The company, which has about 200 advertisers and 500,000 wireless subscribers using its service overseas, recently hired John Balsamo as director of sales and marketing for North America. Prior to joining Iquity Systems, he was sales director for Nortel Networks. He also has served as director of national sales for SpectraSite Communications and global account manager for Allgon Telecom Ltd.
“It’s been easy for carriers to attract new customers to this service. It’s more difficult to convince the media side that this is a real opportunity,” said Kicki Wallje-Lund, chief executive officer.
Wireless carriers gain several benefits from using the software, she said. First, they attract “cold prospects,” those people who might otherwise not subscribe at all to cellular or PCS service. Because some of their minutes of use are free, these customers use about 15 percent to 20 percent more airtime, including that which they must pay for. Subscribers to this service have lower churn rates.
Carriers also receive additional revenues from advertisers, based on the number of responses to the ads. Because the system is interactive, advertisers know immediately the response rates, typically in the range of 30 percent, which is very high, Wallje-Lund said.
“These are targeted campaigns based on the profiles customers submit. Bouygues Telecom in France offers this to its prepaid customers, who must (each) answer 40 questions, so Bouygues knows a lot a bout them,” she said.
In a recent survey, more than 97 percent of Bouygues Telecom’s several thousand Mobile Media Suite customers said they would like to keep the service and would recommend it to friends, Wallje-Lund said.
Each carrier using the Iquity software has designed its program in a slightly different manner. Bouygues customers on this program get all their calls for free. In exchange, a 10-second ad airs 90 seconds into the call they have placed. If the call recipient also is a Mobile Media Suite user, that person will hear an ad tailored to the profile he or she has provided to Bouygues. If not, the person on the receiving end of the call will hear an advertisement with a more general focus.
Other operators have set up the system so that subscribers get a bundle of minutes of use that are subsidized by advertising and those they pay for themselves. By typing in a prefix before dialing outgoing calls, the customer can select which minutes to use. Free calls are interrupted 90 seconds from the start for the promotional spots.
After hearing the advertisement, subscribers can punch in a single digit to indicate several choices from rejection to a request for more information once their call is completed to automatic ordering. In a trial with BT Cellnet in the United Kingdom, Pizza Hut found a high success rate with people pressing the number one to order food. Likewise, Calvin Klein generated a good deal of foot traffic and ancillary sales at its Bond Street store in London because its promotion offered a free gift to wireless customers who pressed the number one after hearing its ad.
However, BT Cellnet has not been able to expand this program until it can resolve compliance with federal regulations, which define advertising-subsidized telecommunications as value-added services, which must be separately licensed, Wallje-Lund said.

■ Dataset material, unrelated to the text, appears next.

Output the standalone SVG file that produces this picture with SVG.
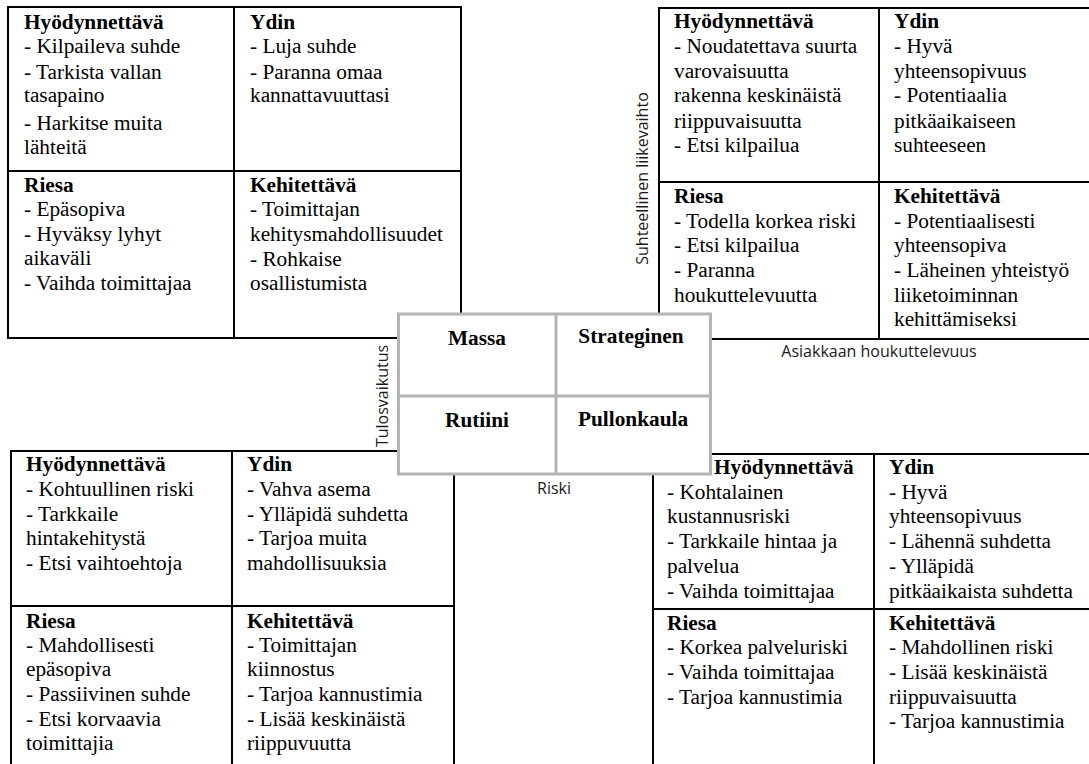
<svg xmlns="http://www.w3.org/2000/svg" width="1089" height="764" viewBox="0 0 1089 764">
<style>
.bg{fill:#ffffff}
.tbl{fill:#ffffff;stroke:#000000;stroke-width:2}
.ln{stroke:#000000;stroke-width:2;fill:none}
.cbox{fill:#ffffff;stroke:#b4b4b4;stroke-width:3}
.cln{stroke:#b4b4b4;stroke-width:3;fill:none}
.t{font-family:"Liberation Serif","Times New Roman",serif;font-size:21.3px;fill:#000000}
.h{font-weight:bold}
.lab{font-family:"Open Sans","Noto Sans",sans-serif;font-size:16px;fill:#1a1a1a}
.ct{font-family:"Liberation Serif","Times New Roman",serif;font-size:21.3px;font-weight:bold;fill:#000000;text-anchor:middle}
</style>
<rect class="bg" x="0" y="0" width="1089" height="764"/>

<g id="table-top-left">
  <rect class="tbl" x="8" y="7" width="453" height="331"/>
  <line class="ln" x1="234" y1="7" x2="234" y2="338"/>
  <line class="ln" x1="8" y1="171" x2="461" y2="171"/>
  <g id="tl-hyodynnettava">
    <text class="t"><tspan class="h" x="24" y="29">Hyödynnettävä</tspan><tspan x="24" y="53">- Kilpaileva suhde</tspan><tspan x="24" y="79">- Tarkista vallan</tspan><tspan x="24" y="102">tasapaino</tspan><tspan x="24" y="130">- Harkitse muita</tspan><tspan x="24" y="154">lähteitä</tspan></text>
  </g>
  <g id="tl-ydin">
    <text class="t"><tspan class="h" x="250" y="29">Ydin</tspan><tspan x="250" y="53">- Luja suhde</tspan><tspan x="250" y="79">- Paranna omaa</tspan><tspan x="250" y="102">kannattavuuttasi</tspan></text>
  </g>
  <g id="tl-riesa">
    <text class="t"><tspan class="h" x="24" y="192">Riesa</tspan><tspan x="24" y="216">- Epäsopiva</tspan><tspan x="24" y="241">- Hyväksy lyhyt</tspan><tspan x="24" y="265">aikaväli</tspan><tspan x="24" y="290">- Vaihda toimittajaa</tspan></text>
  </g>
  <g id="tl-kehitettava">
    <text class="t"><tspan class="h" x="250" y="192">Kehitettävä</tspan><tspan x="250" y="216">- Toimittajan</tspan><tspan x="250" y="241">kehitysmahdollisuudet</tspan><tspan x="250" y="266">- Rohkaise</tspan><tspan x="250" y="290">osallistumista</tspan></text>
  </g>
</g>

<g id="table-top-right">
  <rect class="tbl" x="659" y="8" width="440" height="331"/>
  <line class="ln" x1="879" y1="8" x2="879" y2="339"/>
  <line class="ln" x1="659" y1="182" x2="1099" y2="182"/>
  <g id="tr-hyodynnettava">
    <text class="t"><tspan class="h" x="674" y="28">Hyödynnettävä</tspan><tspan x="674" y="53">- Noudatettava suurta</tspan><tspan x="674" y="78">varovaisuutta</tspan><tspan x="674" y="102">rakenna keskinäistä</tspan><tspan x="674" y="128">riippuvaisuutta</tspan><tspan x="674" y="152">- Etsi kilpailua</tspan></text>
  </g>
  <g id="tr-ydin">
    <text class="t"><tspan class="h" x="894" y="28">Ydin</tspan><tspan x="894" y="53">- Hyvä</tspan><tspan x="894" y="78">yhteensopivuus</tspan><tspan x="894" y="102">- Potentiaalia</tspan><tspan x="894" y="128">pitkäaikaiseen</tspan><tspan x="894" y="152">suhteeseen</tspan></text>
  </g>
  <g id="tr-riesa">
    <text class="t"><tspan class="h" x="674" y="203">Riesa</tspan><tspan x="674" y="228">- Todella korkea riski</tspan><tspan x="674" y="252">- Etsi kilpailua</tspan><tspan x="674" y="277">- Paranna</tspan><tspan x="674" y="302">houkuttelevuutta</tspan></text>
  </g>
  <g id="tr-kehitettava">
    <text class="t"><tspan class="h" x="894" y="203">Kehitettävä</tspan><tspan x="894" y="228">- Potentiaalisesti</tspan><tspan x="894" y="252">yhteensopiva</tspan><tspan x="894" y="277">- Läheinen yhteistyö</tspan><tspan x="894" y="302">liiketoiminnan</tspan><tspan x="894" y="326">kehittämiseksi</tspan></text>
  </g>
</g>

<g id="table-bottom-left">
  <rect class="tbl" x="11" y="451" width="443" height="320"/>
  <line class="ln" x1="232" y1="451" x2="232" y2="771"/>
  <line class="ln" x1="11" y1="606" x2="454" y2="606"/>
  <g id="bl-hyodynnettava">
    <text class="t"><tspan class="h" x="26" y="471">Hyödynnettävä</tspan><tspan x="26" y="496">- Kohtuullinen riski</tspan><tspan x="26" y="521">- Tarkkaile</tspan><tspan x="26" y="545">hintakehitystä</tspan><tspan x="26" y="570">- Etsi vaihtoehtoja</tspan></text>
  </g>
  <g id="bl-ydin">
    <text class="t"><tspan class="h" x="247" y="471">Ydin</tspan><tspan x="247" y="496">- Vahva asema</tspan><tspan x="247" y="521">- Ylläpidä suhdetta</tspan><tspan x="247" y="545">- Tarjoa muita</tspan><tspan x="247" y="570">mahdollisuuksia</tspan></text>
  </g>
  <g id="bl-riesa">
    <text class="t"><tspan class="h" x="26" y="628">Riesa</tspan><tspan x="26" y="652">- Mahdollisesti</tspan><tspan x="26" y="676">epäsopiva</tspan><tspan x="26" y="701">- Passiivinen suhde</tspan><tspan x="26" y="726">- Etsi korvaavia</tspan><tspan x="26" y="750">toimittajia</tspan></text>
  </g>
  <g id="bl-kehitettava">
    <text class="t"><tspan class="h" x="247" y="628">Kehitettävä</tspan><tspan x="247" y="652">- Toimittajan</tspan><tspan x="247" y="676">kiinnostus</tspan><tspan x="247" y="701">- Tarjoa kannustimia</tspan><tspan x="247" y="726">- Lisää keskinäistä</tspan><tspan x="247" y="750">riippuvuutta</tspan></text>
  </g>
</g>

<g id="table-bottom-right">
  <rect class="tbl" x="653" y="454" width="446" height="317"/>
  <line class="ln" x1="874" y1="454" x2="874" y2="771"/>
  <line class="ln" x1="653" y1="609" x2="1099" y2="609"/>
  <g id="br-hyodynnettava">
    <text class="t"><tspan class="h" x="714" y="474">Hyödynnettävä</tspan><tspan x="667" y="499">- Kohtalainen</tspan><tspan x="667" y="523">kustannusriski</tspan><tspan x="667" y="548">- Tarkkaile hintaa ja</tspan><tspan x="667" y="573">palvelua</tspan><tspan x="667" y="598">- Vaihda toimittajaa</tspan></text>
  </g>
  <g id="br-ydin">
    <text class="t"><tspan class="h" x="889" y="474">Ydin</tspan><tspan x="889" y="499">- Hyvä</tspan><tspan x="889" y="523">yhteensopivuus</tspan><tspan x="889" y="548">- Lähennä suhdetta</tspan><tspan x="889" y="573">- Ylläpidä</tspan><tspan x="889" y="598">pitkäaikaista suhdetta</tspan></text>
  </g>
  <g id="br-riesa">
    <text class="t"><tspan class="h" x="667" y="630">Riesa</tspan><tspan x="667" y="654">- Korkea palveluriski</tspan><tspan x="667" y="679">- Vaihda toimittajaa</tspan><tspan x="667" y="704">- Tarjoa kannustimia</tspan></text>
  </g>
  <g id="br-kehitettava">
    <text class="t"><tspan class="h" x="889" y="630">Kehitettävä</tspan><tspan x="889" y="654">- Mahdollinen riski</tspan><tspan x="889" y="679">- Lisää keskinäistä</tspan><tspan x="889" y="704">riippuvaisuutta</tspan><tspan x="889" y="728">- Tarjoa kannustimia</tspan></text>
  </g>
</g>

<g id="center-matrix">
  <rect class="cbox" x="398.5" y="314" width="312" height="160"/>
  <line class="cln" x1="556" y1="314" x2="556" y2="474"/>
  <line class="cln" x1="398.5" y1="396" x2="710.5" y2="396"/>
  <g id="c-massa"><text class="ct" x="477" y="345">Massa</text></g>
  <g id="c-strateginen"><text class="ct" x="631" y="343">Strateginen</text></g>
  <g id="c-rutiini"><text class="ct" x="477" y="427">Rutiini</text></g>
  <g id="c-pullonkaula"><text class="ct" x="633" y="426">Pullonkaula</text></g>
</g>

<g id="axis-labels">
  <text class="lab" text-anchor="middle" transform="translate(648,178.5) rotate(-90)">Suhteellinen liikevaihto</text>
  <text class="lab" x="879" y="357" text-anchor="middle">Asiakkaan houkuttelevuus</text>
  <text class="lab" text-anchor="middle" transform="translate(388,396) rotate(-90)">Tulosvaikutus</text>
  <text class="lab" x="554" y="494" text-anchor="middle">Riski</text>
</g>
<g id="connectors"/>
</svg>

In late July, Polska Telefonia/Era GSM will launch service. South Africa’s MTM, which already has trialed the Mobile Media Suite, plans a commercial rollout in the fall.
“MTM has a close relationship with a media company, which is working on all the campaigns. … Mobile carriers are not experts in designing campaigns, but when they have a good partnership with a media company, they are successful,” Wallje-Lund said.
Companies like Citroen, Credit Lyonnais, Proctor & Gamble, Toshiba, Unilever, Warner Brothers and Yahoo! are among the 200 advertisers that so far have disseminated promotional spots via Mobile Media Suite.
“Our target customers are mobile operators and other companies, like retailers, with loyalty programs. Already in Europe, retailers are looking for new channels to address their customers, and this is a way for them to brand their own phone service,” Wallje-Lund said.
Iquity Systems, founded in 1995, “has been ahead of its time, but now the market is ready for us,” she added.